6. Mischa Barton became a fashion-era icon before the roles caught up
Mischa Barton’s fame on The O.C. was so intense that it extended beyond acting into fashion coverage, tabloid culture, and the broader celebrity economy of the mid-2000s. She was one of the faces of that moment. But the transition from hit television to lasting film stardom proved uneven, even as she continued working in independent films and reality television. Her path reflected a broader pattern from the decade: being overexposed in celebrity media was not the same as building a stable big-screen career.

7. Ali Larter stayed visible by moving between horror, action, and television
Ali Larter built one of the more versatile mainstream careers on this list. She became closely associated with Final Destination, appeared in Legally Blonde, and later remained in the genre conversation through Resident Evil. On television, her role in Heroes extended her visibility during the early superhero-TV boom. Even without becoming a dominant dramatic film lead, she stayed part of the culture by choosing projects with loyal audiences and long afterlives.

8. Sophia Bush turned teen-drama popularity into durable TV success
Sophia Bush became a major name through One Tree Hill, then tested a film lane with titles like John Tucker Must Die and The Hitcher.

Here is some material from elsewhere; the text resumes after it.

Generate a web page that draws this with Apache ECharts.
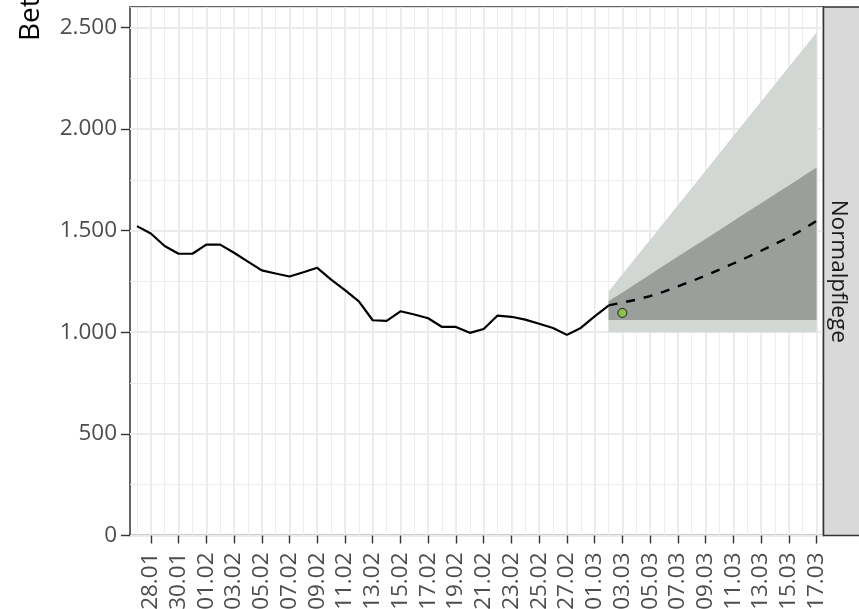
<!DOCTYPE html>
<html>
<head>
<meta charset="utf-8">
<script src="https://cdn.jsdelivr.net/npm/echarts@6/dist/echarts.min.js"></script>
<style>
  html, body { margin: 0; padding: 0; background: #ffffff; }
  #chart { width: 859px; height: 609px; }
</style>
</head>
<body>
<div id="chart"></div>
<script>
// Days shown on the time axis (one category per day)
const dates = [
  '27.01','28.01','29.01','30.01','31.01',
  '01.02','02.02','03.02','04.02','05.02','06.02','07.02','08.02','09.02','10.02',
  '11.02','12.02','13.02','14.02','15.02','16.02','17.02','18.02','19.02','20.02',
  '21.02','22.02','23.02','24.02','25.02','26.02','27.02','28.02',
  '01.03','02.03','03.03','04.03','05.03','06.03','07.03','08.03','09.03','10.03',
  '11.03','12.03','13.03','14.03','15.03','16.03','17.03'
];

// Occupied beds, observed (27.01 – 02.03)
const observed = [
  1522, 1486, 1424, 1386, 1386, 1431, 1431, 1391, 1347, 1304,
  1289, 1274, 1295, 1317, 1259, 1207, 1152, 1059, 1056, 1103,
  1087, 1069, 1026, 1026, 997, 1016, 1082, 1076, 1062, 1042,
  1021, 987, 1021, 1078, 1131
];

// Forecast (02.03 – 17.03)
const forecastStart = '02.03';
const forecastMedian = [1132, 1146, 1160, 1178, 1200, 1226, 1251, 1279, 1308, 1338, 1369, 1401, 1434, 1467, 1505, 1548];
const outerLow  = [1000, 1000, 1000, 1000, 1000, 1000, 1000, 1000, 1000, 1000, 1000, 1000, 1000, 1000, 1000, 1000];
const outerHigh = [1200, 1285, 1370, 1455, 1540, 1625, 1710, 1795, 1880, 1965, 2050, 2135, 2220, 2305, 2390, 2475];
const innerLow  = [1060, 1060, 1060, 1060, 1060, 1060, 1060, 1060, 1060, 1060, 1060, 1060, 1060, 1060, 1060, 1060];
const innerHigh = [1152, 1196, 1240, 1284, 1328, 1372, 1415, 1459, 1503, 1547, 1591, 1635, 1679, 1722, 1766, 1810];

// Single reported value
const reportedDate = '03.03';
const reportedValue = 1095;

// Axis ticks
const yTicks = [0, 500, 1000, 1500, 2000, 2500];
const yMax = 2600;

const facetLabel = 'Normalpflege';
const yTitle = 'Betten';

// ---- helpers ---------------------------------------------------------
function placeOnDates(values, startDate) {
  const start = dates.indexOf(startDate);
  return dates.map((_, i) => {
    const k = i - start;
    return (k >= 0 && k < values.length) ? values[k] : null;
  });
}
function spanOf(high, low) {
  return high.map((v, i) => v - low[i]);
}
function fmtDe(v) {
  return String(v).replace(/\B(?=(\d{3})+(?!\d))/g, '.');
}

const FONT = '"Open Sans", "Noto Sans", sans-serif';
const GRID = { left: 130, top: 7, width: 693.5, height: 528.5 };
const gridColor = '#ebebeb';
const tickFont = 22.5;

const bandSeries = (name, stack, data, color) => ({
  name, type: 'line', stack, data,
  symbol: 'none', silent: true,
  lineStyle: { width: 0, opacity: 0 },
  areaStyle: color ? { color, opacity: 1 } : undefined,
  z: 1
});

const chart = echarts.init(document.getElementById('chart'), null, { renderer: 'canvas' });

chart.setOption({
  animation: false,
  backgroundColor: '#ffffff',
  textStyle: { fontFamily: FONT },
  grid: Object.assign({
    show: true, backgroundColor: '#ffffff',
    borderColor: '#333333', borderWidth: 1.5,
    containLabel: false, outerBoundsMode: 'none'
  }, GRID),
  xAxis: [
    {
      type: 'category', data: dates, boundaryGap: true,
      axisLine: { show: false },
      axisTick: {
        show: true, alignWithLabel: true, length: 8,
        interval: (i) => i % 2 === 1,
        lineStyle: { color: '#333333', width: 1.4 }
      },
      axisLabel: {
        show: true, rotate: 90, margin: 17,
        interval: (i) => i % 2 === 1,
        color: '#4d4d4d', fontSize: tickFont, fontFamily: FONT
      },
      splitLine: {
        show: true, alignWithLabel: true,
        interval: (i) => i % 2 === 1,
        lineStyle: { color: gridColor, width: 1.8 }
      }
    },
    {
      type: 'category', data: dates, boundaryGap: true,
      axisLine: { show: false }, axisTick: { show: false }, axisLabel: { show: false },
      splitLine: {
        show: true, alignWithLabel: true, interval: 0,
        lineStyle: { color: gridColor, width: 0.9 }
      }
    }
  ],
  yAxis: [
    {
      type: 'value', min: 0, max: yMax, interval: 500,
      axisLine: { show: false },
      axisTick: {
        show: true, length: 9, customValues: yTicks,
        lineStyle: { color: '#333333', width: 1.4 }
      },
      axisLabel: {
        show: true, margin: 13, customValues: yTicks,
        formatter: (v) => fmtDe(v),
        color: '#4d4d4d', fontSize: tickFont, fontFamily: FONT
      },
      splitLine: { show: true, lineStyle: { color: gridColor, width: 1.8 } }
    },
    {
      type: 'value', min: 0, max: yMax, interval: 250,
      axisLine: { show: false }, axisTick: { show: false }, axisLabel: { show: false },
      splitLine: { show: true, lineStyle: { color: gridColor, width: 0.9 } }
    }
  ],
  series: [
    bandSeries('outerBase', 'outer', placeOnDates(outerLow, forecastStart), null),
    bandSeries('outerSpan', 'outer', placeOnDates(spanOf(outerHigh, outerLow), forecastStart), '#d3d7d4'),
    bandSeries('innerBase', 'inner', placeOnDates(innerLow, forecastStart), null),
    bandSeries('innerSpan', 'inner', placeOnDates(spanOf(innerHigh, innerLow), forecastStart), '#9b9f9c'),
    {
      name: 'observed', type: 'line',
      data: placeOnDates(observed, dates[0]),
      symbol: 'none', silent: true, z: 3,
      lineStyle: { color: '#000000', width: 2.2, join: 'round' }
    },
    {
      name: 'forecast', type: 'line',
      data: placeOnDates(forecastMedian, forecastStart),
      symbol: 'none', silent: true, z: 3,
      lineStyle: { color: '#000000', width: 2.4, type: [9, 9], cap: 'butt' }
    },
    {
      name: 'reported', type: 'scatter',
      data: [[reportedDate, reportedValue]],
      symbol: 'circle', symbolSize: 9, z: 4, silent: true,
      itemStyle: { color: '#8cc63f', borderColor: '#000000', borderWidth: 1 }
    }
  ],
  graphic: [
    {
      type: 'text', x: 31, y: 41, rotation: Math.PI / 2,
      style: {
        text: yTitle, fill: '#000000',
        font: '28px ' + FONT, align: 'left', verticalAlign: 'middle'
      }
    },
    {
      type: 'rect', z: 10,
      shape: { x: GRID.left + GRID.width, y: GRID.top, width: 60, height: GRID.height },
      style: { fill: '#d9d9d9', stroke: '#333333', lineWidth: 1.5 }
    },
    {
      type: 'text', z: 11,
      x: 838, y: GRID.top + GRID.height / 2, rotation: -Math.PI / 2,
      style: {
        text: facetLabel, fill: '#1a1a1a',
        font: '22.5px ' + FONT, align: 'center', verticalAlign: 'middle'
      }
    }
  ]
});
</script>
</body>
</html>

The A-list movie path never fully opened, but television offered something stronger: longevity, audience loyalty, and clearer lead opportunities. Her later work on Chicago P.D. showed how some 2000s actresses did not stall at all; they simply found that television offered more room for reinvention than movies did.

9. Piper Perabo followed an early movie peak with one of the smoother reinventions
Coyote Ugly made Piper Perabo instantly recognizable, and follow-ups like Cheaper by the Dozen kept her in wide release. But rather than forcing a blockbuster identity that never quite fit, she eventually found one of her strongest homes on TV with Covert Affairs. That move gave her a longer runway than many actresses who were tied too tightly to one breakout film. In retrospect, her career looks less like a missed leap and more like a practical adaptation to where substantial roles were actually available.

10. Dominique Swain stayed prolific even after the spotlight moved on
Dominique Swain entered the industry with serious attention after Lolita and followed it with films including Face/Off, Tart, and Alpha Dog. Her mainstream profile did not keep rising, but her output never truly stopped. According to her body of work on IMDb, she went on to appear in a very large number of later projects, often outside the studio system. That kind of career can look invisible from a distance, yet it says something important about the era: not becoming A-list did not mean stepping away from acting.
The lasting appeal of these actresses comes from how precisely they capture a transition point in entertainment. They were famous enough to define an era, but not always in the ways Hollywood traditionally rewards over decades. Some became television anchors. Some moved into directing, art, activism, or different industries altogether. For audiences who grew up with them, that may be the more interesting legacy anyway: they did not all vanish, but they stopped following the script people assumed they would.